Last week Tbill 91 day rate slid by 86.4bps. This week the rate has slumped by 168.4bps! This has pushed the yield below the 2012 low to stand at 8.583%. The spread between CBR and the 3 tbill classes is now too wide and most likely with inflation now below 9% threshold should make CBK confident enough to cut CBR. Looking at the 91 day yield smackdown, finally CBK is sending strong signals to tbill hoarders that its time to jump off the ship... The bills are no longer offering attractive inflation beating spreads. Most likely a 300bps CBR cut will be favoured. The higher the better to inject more liquidity in the econ which will also bang down those 20s% high lending rates. And as @guru has said, counters with high dividend yields will definitely rally.

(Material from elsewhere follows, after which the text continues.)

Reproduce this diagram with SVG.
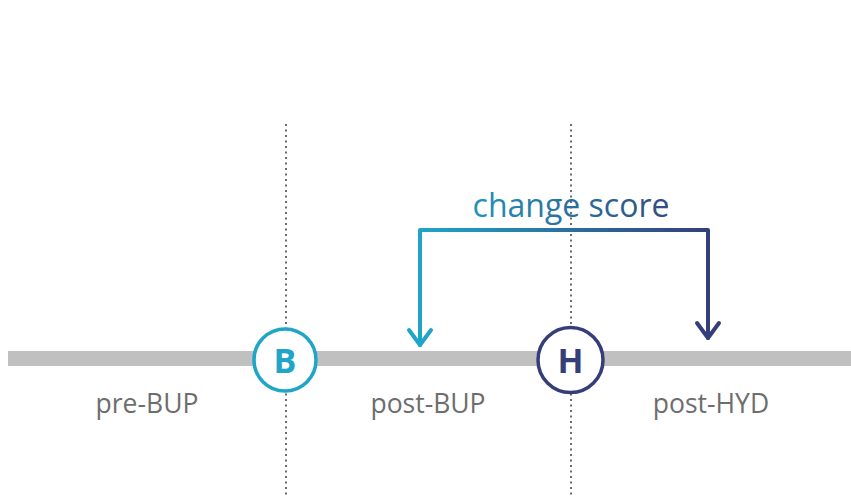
<svg xmlns="http://www.w3.org/2000/svg" width="851" height="497" viewBox="0 0 851 497">
<style>
.dot{stroke:#6b6b6b;stroke-width:2;stroke-dasharray:2 3.5;fill:none}
.lbl{font-family:"Open Sans","Liberation Sans",sans-serif;font-size:26.5px;fill:#6d6d6d;text-anchor:middle}
.node{fill:#fff;stroke-width:3.5}
.ltr{font-family:"Open Sans","Liberation Sans",sans-serif;font-size:34px;font-weight:bold;text-anchor:middle}
</style>
<defs>
<linearGradient id="g" gradientUnits="userSpaceOnUse" x1="418" y1="0" x2="710" y2="0">
<stop offset="0" stop-color="#1fa5c8"/>
<stop offset="1" stop-color="#353e78"/>
</linearGradient>
</defs>
<rect width="851" height="497" fill="#fff"/>
<rect x="8" y="351" width="843" height="15" fill="#c0c0c0"/>
<g id="guides">
<line class="dot" x1="286" y1="124" x2="286" y2="497"/>
<line class="dot" x1="571" y1="124" x2="571" y2="497"/>
</g>
<g id="connectors" fill="none" stroke-width="4" stroke-linecap="round" stroke-linejoin="round">
<path d="M420 345 V230 H708 V338" stroke="url(#g)"/>
<path d="M409 330 L420 345 L431 330" stroke="#1fa5c8"/>
<path d="M697 323 L708 338 L719 323" stroke="#353e78"/>
</g>
<text x="571" y="217" font-family="'Open Sans','Liberation Sans',sans-serif" font-size="32" fill="url(#g)" text-anchor="middle">change score</text>
<g id="nodeB">
<circle class="node" cx="285" cy="360" r="31" stroke="#1fa5c8"/>
<text class="ltr" x="285" y="372.5" fill="#1fa5c8">B</text>
</g>
<g id="nodeH">
<circle class="node" cx="570.5" cy="360" r="32.5" stroke="#353e78"/>
<text class="ltr" x="570.5" y="372.5" fill="#353e78">H</text>
</g>
<text class="lbl" x="147" y="413">pre-BUP</text>
<text class="lbl" x="428" y="413">post-BUP</text>
<text class="lbl" x="711" y="413">post-HYD</text>
</svg>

@deal - seems Volcker's play book was modified just slightly by CBK... I still see NSE testing 4000 * 4200 before the year ends as the final upthrust. Were 2013 without elections then 4400 would be the target for 2012 assuming CBR is cut by 300bps or more. I don't like the idea of the election in March 2013 when majority of the firms are announcing full year results. On the flip side if elections are smooth sailing then the delayed momentum between Dec and March will be quickly spring up in April. Looks like March 2009 repeat. Notable party spoiler - euroland debt bomb... Keep an eye on it.

$15/barrel oil... The commodities lehman moment arrives as well as Sovereign debt volcano!